Monday, December 04, 2006

Nuclear Fallout

Nuclear fallout is a bad thing. We are seeing some of the issues in the news stroy of Alexander Litvinenko the ex-KGB spy. The topic of this post is a different kind of "nuclear fallout". It is the fallout due to moral failure.

Having worked in the nuclear power field while in the Navy, I know a little bit about nuclear fallout. Nuclear Fallout is contamination from a nuclear incident that can have wide sweeping effects. The contaminated particles can land anywhere, and if not "cleaned up" can pose a significant health risk. To "clean up" nuclear contamination is to collect enough of the particles so that the radiation levels are below the "accepted" limits. It is extremely difficult to remove all of the particles, and in reality it is not necessary to do so.

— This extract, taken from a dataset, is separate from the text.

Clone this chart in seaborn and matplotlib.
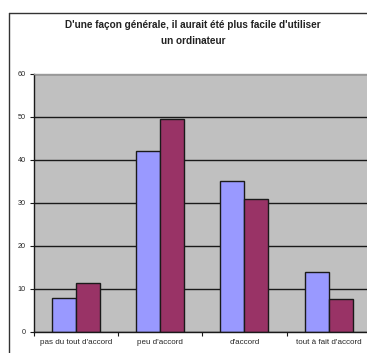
import matplotlib
matplotlib.use("Agg")
import matplotlib.pyplot as plt
import seaborn as sns
import pandas as pd
from matplotlib.lines import Line2D

categories = ["pas du tout d'accord", "peu d'accord", "d'accord", "tout à fait d'accord"]
serie1 = [7.8, 42.1, 35.0, 13.8]
serie2 = [11.3, 49.5, 30.8, 7.6]
series_names = ["Série1", "Série2"]
yticks = [0, 10, 20, 30, 40, 50, 60]
title = "D'une façon générale, il aurait été plus facile d'utiliser\nun ordinateur"

df = pd.DataFrame({
    "cat": categories * 2,
    "val": serie1 + serie2,
    "serie": [series_names[0]] * 4 + [series_names[1]] * 4,
})

sns.set_theme(style="white")
plt.rcParams['font.family'] = ['Liberation Sans', 'DejaVu Sans']

fig = plt.figure(figsize=(3.67, 3.53), dpi=100)
ax = fig.add_axes([34/367, 21.3/353, 336.7/367, 257.7/353])
ax.set_facecolor("#C0C0C0")

sns.barplot(data=df, x="cat", y="val", hue="serie", order=categories,
            palette=["#9999FF", "#993366"], width=0.571, dodge=True,
            edgecolor="#1a1a1a", linewidth=1.0, ax=ax, legend=False, saturation=1)

ax.set_xlim(-0.5, 3.5)
ax.set_ylim(0, 60)
ax.set_yticks(yticks)
ax.set_yticklabels([str(t) for t in yticks], fontsize=5.2)
ax.yaxis.grid(True, color="#1a1a1a", linewidth=1.0)
ax.set_axisbelow(True)
ax.xaxis.grid(False)

ax.set_xticks([-0.5, 0.5, 1.5, 2.5, 3.5])
ax.set_xticklabels([])
ax.set_xticks(range(len(categories)), minor=True)
ax.set_xticklabels(categories, minor=True, fontsize=5.8)
ax.tick_params(axis="x", which="major", direction="out", length=3, width=0.8, color="#1a1a1a", bottom=True)
ax.tick_params(axis="x", which="minor", length=0, pad=5)
ax.tick_params(axis="y", direction="out", length=3, width=0.8, color="#1a1a1a", left=True, pad=3)
ax.set_xlabel("")
ax.set_ylabel("")

for s in ["left", "bottom"]:
    ax.spines[s].set_color("#1a1a1a")
    ax.spines[s].set_linewidth(1.0)
ax.spines["top"].set_color("#999999")
ax.spines["top"].set_linewidth(1.0)
ax.spines["right"].set_visible(False)

fig.text(193/367, 1 - 32.5/353, title, ha="center", va="center", fontsize=7.2,
         fontweight="bold", linespacing=1.75, color="#222222")

# outer chart border
fig.add_artist(Line2D([9/367, 9/367], [0, 1 - 13/353], transform=fig.transFigure, color="#333333", linewidth=1.0))
fig.add_artist(Line2D([9/367, 1], [1 - 13/353, 1 - 13/353], transform=fig.transFigure, color="#333333", linewidth=1.0))

fig.savefig("out.png", dpi=100, facecolor="white")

The fallout due to moral failure is very similar. You don't know for sure where it will land. It can spread much wider than expected, and it really can't be completely cleaned up. Lives are affected, and the damage may heal, but will probably never go completely away.

This past weekend was a tough one for me. I had to deal with the fallout of moral failures of two men for whom I have a lot of respect. It is hard to say have, but in one case I do still have respect for him, the other, it's a little harder.

You see the one probably committed the "worst offence", but he admitted his failure, and is dealing with his consequences. Even though his failure will probably ruin his and his families lives, he has accepted it. I respect him for that.

The other appears to not have done that. He continues in his failure. His failure is "socially acceptable", while the others is not. The fallout from both of these failures is and will be far reaching. We will not be able to clean them up completely, but with time the cleanup will hopefully be good enough.